Memory management is equally important. Load only the necessary data into memory and utilize batch processing when dealing with large datasets. Some frameworks offer memory-efficient implementations specifically designed for grid search operations.
Finally, keep track of your resource usage through monitoring tools. This helps identify bottlenecks and opportunities for optimization in your grid search implementation, ensuring efficient use of available computational power while maintaining search effectiveness.
Grid search remains a fundamental and powerful tool in machine learning, offering a systematic approach to finding optimal hyperparameters for your models. Throughout this guide, we’ve explored how grid search methodically evaluates combinations of parameters to help you build more accurate and efficient machine learning models.
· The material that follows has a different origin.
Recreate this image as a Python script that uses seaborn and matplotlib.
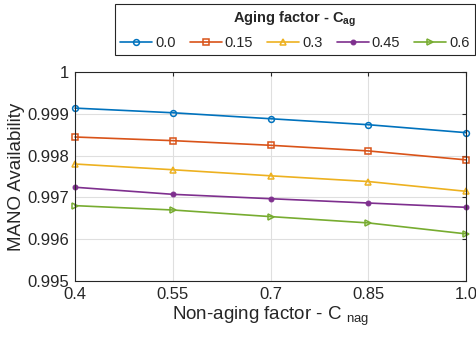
import numpy as np
import pandas as pd
import seaborn as sns
import matplotlib
matplotlib.use("Agg")
from matplotlib import pyplot as plt
from matplotlib.lines import Line2D

# data
c_nag = [0.4, 0.55, 0.7, 0.85, 1.0]
c_ag = ["0.0", "0.15", "0.3", "0.45", "0.6"]
avail_00 = [0.999135, 0.999024, 0.998881, 0.998738, 0.998548]
avail_015 = [0.998444, 0.998357, 0.998246, 0.998111, 0.997897]
avail_03 = [0.997798, 0.997661, 0.997516, 0.997379, 0.997145]
avail_045 = [0.997242, 0.997073, 0.996968, 0.996865, 0.996762]
avail_06 = [0.996802, 0.996698, 0.996540, 0.996389, 0.996127]
x_ticks = [0.4, 0.55, 0.7, 0.85, 1.0]
x_ticklabels = ["0.4", "0.55", "0.7", "0.85", "1.0"]
y_ticks = [0.995, 0.996, 0.997, 0.998, 0.999, 1.0]
y_ticklabels = ["0.995", "0.996", "0.997", "0.998", "0.999", "1"]

series = [avail_00, avail_015, avail_03, avail_045, avail_06]
colors = ["#0072BD", "#D95319", "#EDB120", "#7E2F8E", "#77AC30"]
markers = ["o", "s", "^", ".", ">"]

df = pd.DataFrame({
    "c_nag": np.tile(c_nag, len(c_ag)),
    "avail": np.concatenate(series),
    "c_ag": np.repeat(c_ag, len(c_nag)),
})

sns.set_style("white")
plt.rcParams["font.family"] = ["Liberation Sans", "DejaVu Sans"]
plt.rcParams["mathtext.fontset"] = "custom"
plt.rcParams["mathtext.rm"] = "Liberation Sans"
plt.rcParams["mathtext.bf"] = "Liberation Sans:bold"

fig = plt.figure(figsize=(4.76, 3.41), dpi=100)
ax = fig.add_axes([0.1576, 0.176, 0.8214, 0.613])

for lab, col, mk in zip(c_ag, colors, markers):
    sub = df[df["c_ag"] == lab]
    if mk == ".":
        kw = dict(markersize=7, markerfacecolor=col)
    else:
        kw = dict(markersize=4.2, markerfacecolor="none", markeredgewidth=1.1)
    sns.lineplot(data=sub, x="c_nag", y="avail", ax=ax, color=col,
                 marker=mk, markeredgecolor=col, linewidth=1.2,
                 label=lab, clip_on=False, **kw)

ax.set_xlim(0.4, 1.0)
ax.set_ylim(0.995, 1.0)
ax.set_xticks(x_ticks)
ax.set_xticklabels(x_ticklabels)
ax.set_yticks(y_ticks)
ax.set_yticklabels(y_ticklabels)
ax.tick_params(labelsize=12, colors="#262626", direction="in", length=3,
               top=True, right=True, pad=4)
ax.grid(True, color="#dfdfdf", linewidth=0.8)
for s in ax.spines.values():
    s.set_color("#262626")
    s.set_linewidth(0.8)
ax.set_xlabel("Non-aging factor - C $_{\\mathrm{nag}}$", fontsize=13.5, color="#262626", labelpad=2)
ax.set_ylabel("MANO Availability", fontsize=13.5, color="#262626", labelpad=2)

handles, labels = ax.get_legend_handles_labels()
ax.get_legend().remove()
leg = fig.legend(handles, labels, loc="lower left", ncol=5, mode="expand",
                 bbox_to_anchor=(0.2416, 0.839, 0.756, 0.147),
                 title="Aging factor - $\\mathbf{C_{ag}}$", fontsize=10.5,
                 handlelength=2.2, handletextpad=0.2, columnspacing=0.6,
                 borderaxespad=0, borderpad=0.35, fancybox=False,
                 edgecolor="#262626", framealpha=1)
leg.get_title().set_fontweight("bold")
leg.get_title().set_fontsize(10.5)
leg.get_frame().set_linewidth(0.8)
fig.add_artist(Line2D([0.2416, 0.9976], [0.907, 0.907], color="#262626",
                      linewidth=0.8, transform=fig.transFigure))

fig.savefig("out.png", dpi=100)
Remember that while grid search is comprehensive, it’s essential to balance thoroughness with computational efficiency. Start with broader parameter ranges and gradually refine them based on initial results. Consider using randomized search for high-dimensional parameter spaces, and don’t forget to leverage cross-validation to ensure your results are robust and generalizable.
The key to successful grid search implementation lies in understanding your model’s parameters, carefully selecting parameter ranges, and properly evaluating results. Keep in mind that the “best” parameters often depend on your specific use case, data characteristics, and performance metrics.
Moving forward, explore automated machine learning (AutoML) tools that can complement your grid search efforts, and stay updated with newer optimization techniques. Consider implementing parallel processing to speed up your search when dealing with large parameter spaces.
By following the best practices and strategies outlined in this guide, you’ll be well-equipped to implement grid search effectively in your machine learning projects, leading to better model performance and more reliable results.